Dataset records:
◇ ◇ ◇ ◇ ◇ ◇ ◇

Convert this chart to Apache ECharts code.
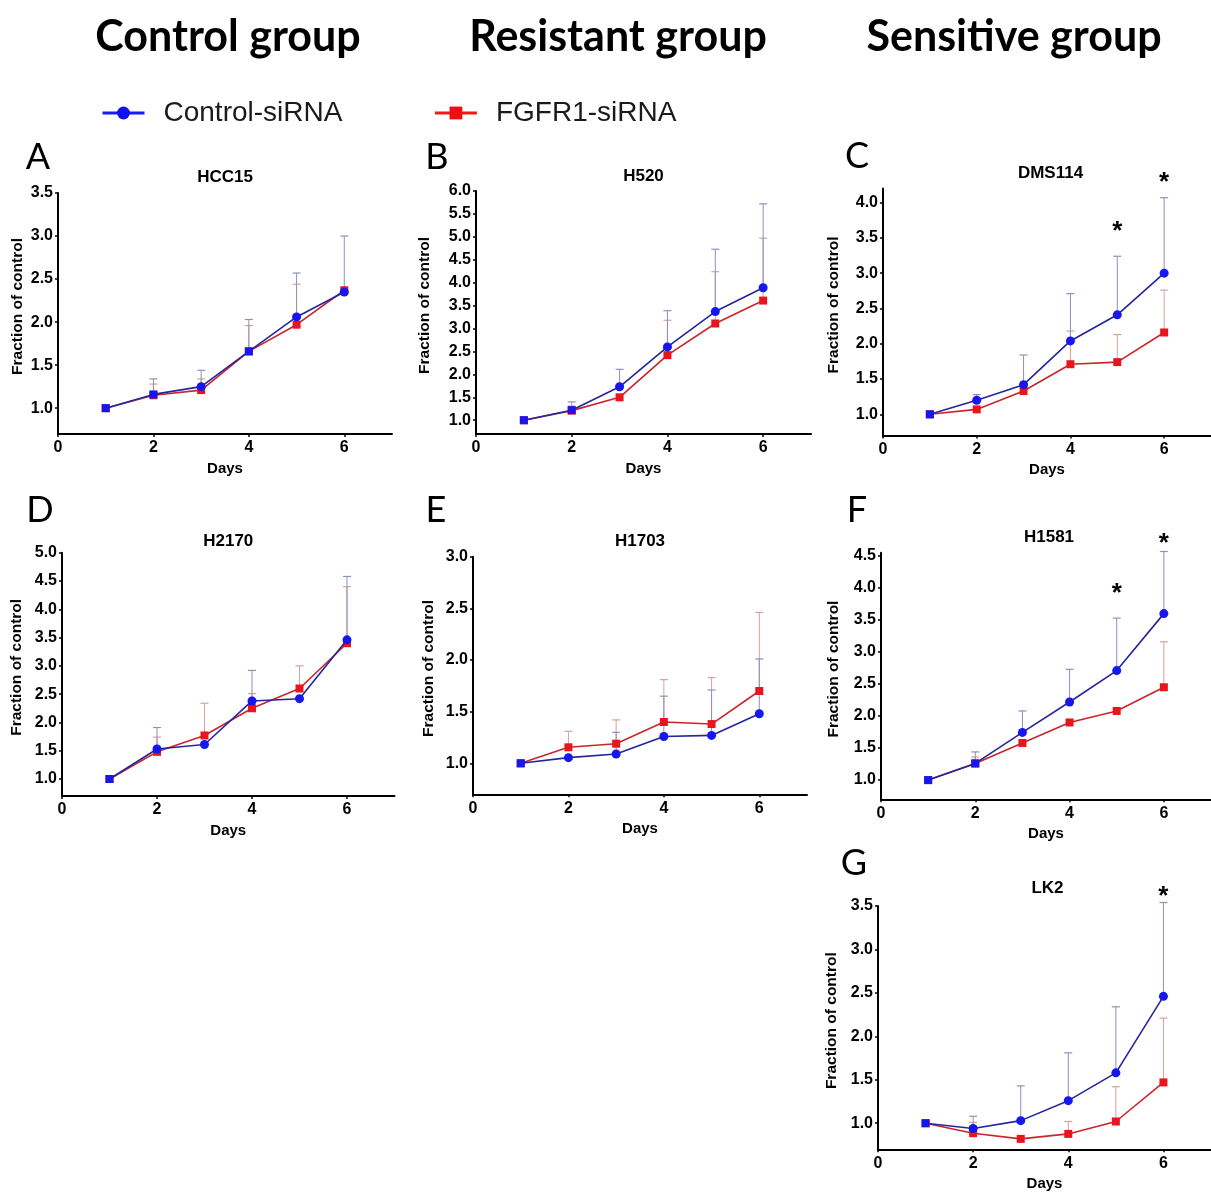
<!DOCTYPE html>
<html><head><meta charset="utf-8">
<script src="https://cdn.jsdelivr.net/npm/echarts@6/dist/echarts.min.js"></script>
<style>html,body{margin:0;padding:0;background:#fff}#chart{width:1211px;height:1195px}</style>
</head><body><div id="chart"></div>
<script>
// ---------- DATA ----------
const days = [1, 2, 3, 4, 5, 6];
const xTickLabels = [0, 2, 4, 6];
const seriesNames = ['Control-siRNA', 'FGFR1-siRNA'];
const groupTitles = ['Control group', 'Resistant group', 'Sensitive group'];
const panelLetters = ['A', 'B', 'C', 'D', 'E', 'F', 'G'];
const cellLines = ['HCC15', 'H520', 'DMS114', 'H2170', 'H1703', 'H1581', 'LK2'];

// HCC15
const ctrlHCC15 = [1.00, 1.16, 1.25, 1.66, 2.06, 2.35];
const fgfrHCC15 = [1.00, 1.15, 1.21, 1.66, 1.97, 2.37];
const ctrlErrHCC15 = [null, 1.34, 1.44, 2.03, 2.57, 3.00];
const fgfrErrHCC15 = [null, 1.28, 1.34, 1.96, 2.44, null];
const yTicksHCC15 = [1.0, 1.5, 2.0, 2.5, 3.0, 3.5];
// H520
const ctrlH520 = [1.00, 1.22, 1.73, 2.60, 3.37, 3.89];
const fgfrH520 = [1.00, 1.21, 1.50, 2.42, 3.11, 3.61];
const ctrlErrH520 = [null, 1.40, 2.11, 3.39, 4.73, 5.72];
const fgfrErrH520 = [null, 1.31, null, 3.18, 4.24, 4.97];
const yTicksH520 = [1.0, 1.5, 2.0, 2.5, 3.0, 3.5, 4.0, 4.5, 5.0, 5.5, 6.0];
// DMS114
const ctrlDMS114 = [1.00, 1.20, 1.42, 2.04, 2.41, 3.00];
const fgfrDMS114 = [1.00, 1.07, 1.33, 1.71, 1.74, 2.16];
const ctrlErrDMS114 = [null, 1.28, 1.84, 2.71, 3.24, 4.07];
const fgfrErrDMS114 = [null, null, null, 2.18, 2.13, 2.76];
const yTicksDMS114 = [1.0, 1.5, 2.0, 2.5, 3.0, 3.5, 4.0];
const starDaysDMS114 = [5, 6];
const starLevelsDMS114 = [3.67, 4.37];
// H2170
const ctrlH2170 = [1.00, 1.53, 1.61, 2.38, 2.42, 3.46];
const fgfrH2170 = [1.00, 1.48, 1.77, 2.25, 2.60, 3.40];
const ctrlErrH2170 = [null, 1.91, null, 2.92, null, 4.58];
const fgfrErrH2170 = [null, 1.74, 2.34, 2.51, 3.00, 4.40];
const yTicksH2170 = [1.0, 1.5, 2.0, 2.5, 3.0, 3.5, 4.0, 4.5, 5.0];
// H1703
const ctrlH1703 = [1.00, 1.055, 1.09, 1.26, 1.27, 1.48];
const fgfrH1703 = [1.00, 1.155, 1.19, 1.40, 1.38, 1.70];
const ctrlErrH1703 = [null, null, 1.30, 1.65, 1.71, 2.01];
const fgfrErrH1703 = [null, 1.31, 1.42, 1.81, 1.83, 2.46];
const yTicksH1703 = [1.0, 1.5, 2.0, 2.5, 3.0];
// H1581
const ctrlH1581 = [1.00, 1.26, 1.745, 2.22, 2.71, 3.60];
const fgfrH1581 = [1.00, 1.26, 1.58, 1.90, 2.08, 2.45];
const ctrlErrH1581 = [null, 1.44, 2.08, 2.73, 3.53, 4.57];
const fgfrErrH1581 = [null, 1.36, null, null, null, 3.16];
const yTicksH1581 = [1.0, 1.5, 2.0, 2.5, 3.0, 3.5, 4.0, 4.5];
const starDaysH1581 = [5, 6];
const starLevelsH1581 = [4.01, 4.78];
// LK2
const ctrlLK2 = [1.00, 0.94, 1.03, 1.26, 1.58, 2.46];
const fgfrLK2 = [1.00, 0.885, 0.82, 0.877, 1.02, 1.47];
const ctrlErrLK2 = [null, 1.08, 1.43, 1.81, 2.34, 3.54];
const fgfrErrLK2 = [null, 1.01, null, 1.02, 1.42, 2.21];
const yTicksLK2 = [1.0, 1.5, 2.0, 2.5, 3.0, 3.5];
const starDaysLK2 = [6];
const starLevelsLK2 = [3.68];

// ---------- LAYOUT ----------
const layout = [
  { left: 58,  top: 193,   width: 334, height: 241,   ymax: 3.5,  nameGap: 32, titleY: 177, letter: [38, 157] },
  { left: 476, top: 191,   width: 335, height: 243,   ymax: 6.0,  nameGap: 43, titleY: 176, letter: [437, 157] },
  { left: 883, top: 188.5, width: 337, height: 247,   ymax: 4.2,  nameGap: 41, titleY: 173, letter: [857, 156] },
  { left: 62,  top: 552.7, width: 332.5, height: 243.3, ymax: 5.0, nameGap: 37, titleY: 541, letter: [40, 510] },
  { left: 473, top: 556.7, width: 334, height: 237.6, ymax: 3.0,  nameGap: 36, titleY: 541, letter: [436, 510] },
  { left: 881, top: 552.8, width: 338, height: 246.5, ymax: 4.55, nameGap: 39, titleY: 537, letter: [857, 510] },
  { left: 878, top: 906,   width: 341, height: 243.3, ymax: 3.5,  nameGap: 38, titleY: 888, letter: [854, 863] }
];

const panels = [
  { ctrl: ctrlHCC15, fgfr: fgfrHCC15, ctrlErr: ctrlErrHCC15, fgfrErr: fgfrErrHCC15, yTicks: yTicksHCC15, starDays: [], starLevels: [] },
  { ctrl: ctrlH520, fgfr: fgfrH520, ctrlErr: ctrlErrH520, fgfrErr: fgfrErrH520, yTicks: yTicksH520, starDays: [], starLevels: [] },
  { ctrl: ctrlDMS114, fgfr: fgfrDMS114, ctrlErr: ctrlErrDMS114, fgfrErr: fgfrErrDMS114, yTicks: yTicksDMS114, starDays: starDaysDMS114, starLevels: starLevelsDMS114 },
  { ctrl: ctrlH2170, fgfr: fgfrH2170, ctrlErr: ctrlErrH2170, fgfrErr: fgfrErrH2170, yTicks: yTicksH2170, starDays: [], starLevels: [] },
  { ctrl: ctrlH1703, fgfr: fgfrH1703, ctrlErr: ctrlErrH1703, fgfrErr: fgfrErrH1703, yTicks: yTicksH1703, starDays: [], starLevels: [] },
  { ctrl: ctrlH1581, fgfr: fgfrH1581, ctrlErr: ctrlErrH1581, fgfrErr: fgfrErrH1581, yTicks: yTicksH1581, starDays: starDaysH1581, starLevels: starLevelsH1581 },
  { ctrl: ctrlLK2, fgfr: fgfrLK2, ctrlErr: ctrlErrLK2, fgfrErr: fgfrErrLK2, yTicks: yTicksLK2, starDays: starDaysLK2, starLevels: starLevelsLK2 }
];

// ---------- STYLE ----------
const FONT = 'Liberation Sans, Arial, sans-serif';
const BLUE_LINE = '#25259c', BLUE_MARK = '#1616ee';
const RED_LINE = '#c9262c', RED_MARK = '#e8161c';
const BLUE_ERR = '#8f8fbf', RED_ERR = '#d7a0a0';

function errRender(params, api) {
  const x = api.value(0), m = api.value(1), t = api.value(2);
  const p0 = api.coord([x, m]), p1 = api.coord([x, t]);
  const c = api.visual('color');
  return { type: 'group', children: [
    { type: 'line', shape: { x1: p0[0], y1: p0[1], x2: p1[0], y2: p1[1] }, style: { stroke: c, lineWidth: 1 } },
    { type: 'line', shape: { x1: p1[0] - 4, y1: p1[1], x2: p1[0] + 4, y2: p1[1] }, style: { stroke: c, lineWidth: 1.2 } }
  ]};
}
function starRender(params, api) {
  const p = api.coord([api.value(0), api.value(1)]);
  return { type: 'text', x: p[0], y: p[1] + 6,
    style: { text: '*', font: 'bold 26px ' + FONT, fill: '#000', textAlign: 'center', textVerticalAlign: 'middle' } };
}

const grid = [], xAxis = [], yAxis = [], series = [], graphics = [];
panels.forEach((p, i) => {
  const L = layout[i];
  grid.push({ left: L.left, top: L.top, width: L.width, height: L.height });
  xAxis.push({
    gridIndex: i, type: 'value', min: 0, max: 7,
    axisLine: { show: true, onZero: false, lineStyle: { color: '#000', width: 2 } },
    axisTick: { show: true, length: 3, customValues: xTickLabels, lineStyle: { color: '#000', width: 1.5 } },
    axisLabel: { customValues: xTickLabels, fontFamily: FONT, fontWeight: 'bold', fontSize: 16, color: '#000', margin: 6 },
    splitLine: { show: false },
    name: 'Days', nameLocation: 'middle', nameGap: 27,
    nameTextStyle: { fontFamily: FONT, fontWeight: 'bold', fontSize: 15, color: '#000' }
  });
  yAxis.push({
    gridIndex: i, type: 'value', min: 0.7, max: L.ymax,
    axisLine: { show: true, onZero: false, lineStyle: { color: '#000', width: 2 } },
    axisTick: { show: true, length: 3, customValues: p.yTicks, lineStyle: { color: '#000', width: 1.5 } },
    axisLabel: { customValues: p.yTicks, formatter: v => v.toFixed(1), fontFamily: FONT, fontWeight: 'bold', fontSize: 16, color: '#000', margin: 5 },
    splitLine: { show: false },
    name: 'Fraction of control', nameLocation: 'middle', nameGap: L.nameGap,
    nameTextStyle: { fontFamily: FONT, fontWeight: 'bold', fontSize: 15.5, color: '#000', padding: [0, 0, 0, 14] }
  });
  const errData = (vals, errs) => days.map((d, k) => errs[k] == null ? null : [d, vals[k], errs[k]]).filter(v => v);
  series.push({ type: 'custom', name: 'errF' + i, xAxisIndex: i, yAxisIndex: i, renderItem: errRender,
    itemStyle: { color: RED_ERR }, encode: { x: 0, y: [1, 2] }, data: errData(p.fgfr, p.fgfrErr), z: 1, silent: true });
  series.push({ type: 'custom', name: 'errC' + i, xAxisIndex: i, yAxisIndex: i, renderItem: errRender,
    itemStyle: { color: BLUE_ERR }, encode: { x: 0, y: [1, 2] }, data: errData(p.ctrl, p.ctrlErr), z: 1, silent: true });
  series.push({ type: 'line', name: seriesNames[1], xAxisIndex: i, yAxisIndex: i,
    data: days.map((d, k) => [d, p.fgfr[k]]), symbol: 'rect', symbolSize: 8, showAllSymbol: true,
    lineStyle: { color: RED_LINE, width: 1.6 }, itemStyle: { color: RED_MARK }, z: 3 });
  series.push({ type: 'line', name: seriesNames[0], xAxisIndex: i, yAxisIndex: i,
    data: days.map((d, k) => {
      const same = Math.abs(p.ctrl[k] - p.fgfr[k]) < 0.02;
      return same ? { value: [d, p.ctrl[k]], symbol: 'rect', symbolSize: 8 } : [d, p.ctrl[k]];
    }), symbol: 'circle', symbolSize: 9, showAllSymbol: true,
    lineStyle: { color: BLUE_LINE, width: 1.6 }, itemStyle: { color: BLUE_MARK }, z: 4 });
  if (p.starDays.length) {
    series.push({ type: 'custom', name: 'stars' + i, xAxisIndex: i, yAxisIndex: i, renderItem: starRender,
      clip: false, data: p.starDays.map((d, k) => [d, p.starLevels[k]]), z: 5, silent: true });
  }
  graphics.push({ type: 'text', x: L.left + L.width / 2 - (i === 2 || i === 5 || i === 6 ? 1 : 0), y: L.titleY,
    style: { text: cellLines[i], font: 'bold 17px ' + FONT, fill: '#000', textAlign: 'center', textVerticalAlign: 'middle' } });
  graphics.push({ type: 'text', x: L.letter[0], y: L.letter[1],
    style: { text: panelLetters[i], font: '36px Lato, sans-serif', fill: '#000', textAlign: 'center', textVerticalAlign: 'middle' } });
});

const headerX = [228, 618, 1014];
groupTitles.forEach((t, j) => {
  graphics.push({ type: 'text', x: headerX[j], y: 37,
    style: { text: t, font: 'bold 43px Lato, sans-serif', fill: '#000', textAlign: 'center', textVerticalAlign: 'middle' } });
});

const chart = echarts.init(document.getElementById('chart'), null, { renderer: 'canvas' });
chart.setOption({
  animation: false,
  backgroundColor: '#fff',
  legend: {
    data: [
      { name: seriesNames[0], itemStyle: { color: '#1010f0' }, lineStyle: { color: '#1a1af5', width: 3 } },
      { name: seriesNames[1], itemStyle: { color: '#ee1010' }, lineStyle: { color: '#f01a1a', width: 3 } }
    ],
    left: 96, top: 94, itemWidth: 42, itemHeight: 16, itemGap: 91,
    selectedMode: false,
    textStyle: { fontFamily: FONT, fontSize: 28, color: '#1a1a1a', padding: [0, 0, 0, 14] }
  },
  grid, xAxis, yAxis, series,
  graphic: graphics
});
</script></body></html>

◇ ◇ ◇ ◇ ◇ ◇ ◇

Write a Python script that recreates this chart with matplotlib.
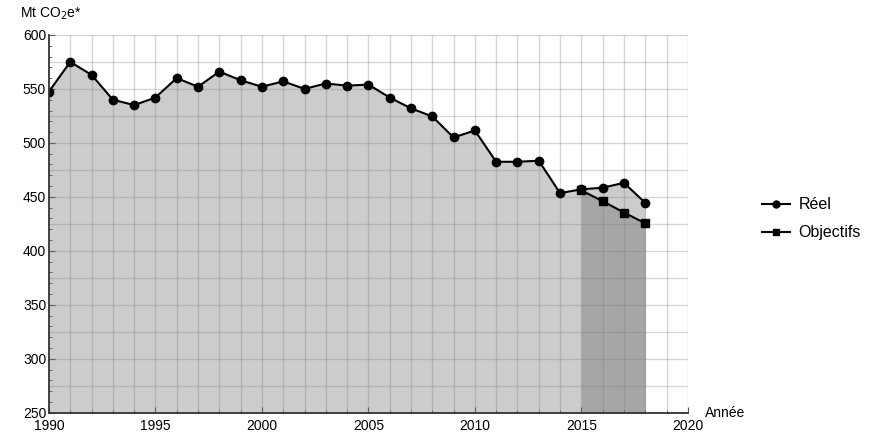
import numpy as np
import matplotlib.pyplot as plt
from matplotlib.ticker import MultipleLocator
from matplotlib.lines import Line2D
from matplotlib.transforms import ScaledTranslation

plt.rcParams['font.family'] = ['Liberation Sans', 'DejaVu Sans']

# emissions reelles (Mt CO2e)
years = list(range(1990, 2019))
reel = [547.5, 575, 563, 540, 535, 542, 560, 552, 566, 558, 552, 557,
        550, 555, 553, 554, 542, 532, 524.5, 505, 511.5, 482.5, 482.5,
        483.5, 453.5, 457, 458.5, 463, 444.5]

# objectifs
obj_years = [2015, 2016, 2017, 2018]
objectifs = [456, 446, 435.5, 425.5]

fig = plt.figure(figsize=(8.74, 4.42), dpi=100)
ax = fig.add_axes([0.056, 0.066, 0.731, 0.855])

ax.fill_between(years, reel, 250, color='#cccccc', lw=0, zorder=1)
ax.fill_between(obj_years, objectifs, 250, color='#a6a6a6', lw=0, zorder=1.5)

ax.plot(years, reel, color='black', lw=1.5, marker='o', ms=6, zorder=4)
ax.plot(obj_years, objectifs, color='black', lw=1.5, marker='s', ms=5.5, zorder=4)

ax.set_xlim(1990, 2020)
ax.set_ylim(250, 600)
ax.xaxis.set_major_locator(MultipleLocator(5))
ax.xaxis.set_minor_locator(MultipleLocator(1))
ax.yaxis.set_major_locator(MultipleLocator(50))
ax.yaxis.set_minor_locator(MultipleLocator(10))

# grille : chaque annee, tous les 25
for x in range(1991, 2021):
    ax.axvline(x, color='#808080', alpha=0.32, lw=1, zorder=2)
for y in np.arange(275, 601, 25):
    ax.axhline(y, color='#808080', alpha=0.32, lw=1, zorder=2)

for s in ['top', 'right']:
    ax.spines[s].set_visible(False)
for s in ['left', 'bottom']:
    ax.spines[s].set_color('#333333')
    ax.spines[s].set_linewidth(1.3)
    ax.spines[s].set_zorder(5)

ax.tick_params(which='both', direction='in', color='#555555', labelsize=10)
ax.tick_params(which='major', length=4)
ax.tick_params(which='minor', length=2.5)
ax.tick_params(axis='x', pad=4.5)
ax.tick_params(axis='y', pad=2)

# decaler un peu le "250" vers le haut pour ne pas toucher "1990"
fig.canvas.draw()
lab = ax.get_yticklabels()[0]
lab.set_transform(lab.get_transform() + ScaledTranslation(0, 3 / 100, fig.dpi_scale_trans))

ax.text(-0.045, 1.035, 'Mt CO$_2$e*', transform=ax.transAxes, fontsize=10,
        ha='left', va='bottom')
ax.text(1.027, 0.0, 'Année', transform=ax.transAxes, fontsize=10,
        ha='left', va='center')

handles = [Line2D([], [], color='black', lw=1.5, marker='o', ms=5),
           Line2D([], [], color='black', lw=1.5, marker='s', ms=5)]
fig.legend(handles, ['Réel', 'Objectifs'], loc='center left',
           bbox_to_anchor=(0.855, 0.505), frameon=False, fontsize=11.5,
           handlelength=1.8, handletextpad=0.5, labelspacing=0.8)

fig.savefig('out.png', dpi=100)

◇ ◇ ◇ ◇ ◇ ◇ ◇

What is needed:
Collect the lines that hold "script".

Response:
<script src="https://cdn.jsdelivr.net/npm/echarts@6/dist/echarts.min.js"></script>
<script>
</script></body></html>
Write a Python script that recreates this chart with matplotlib.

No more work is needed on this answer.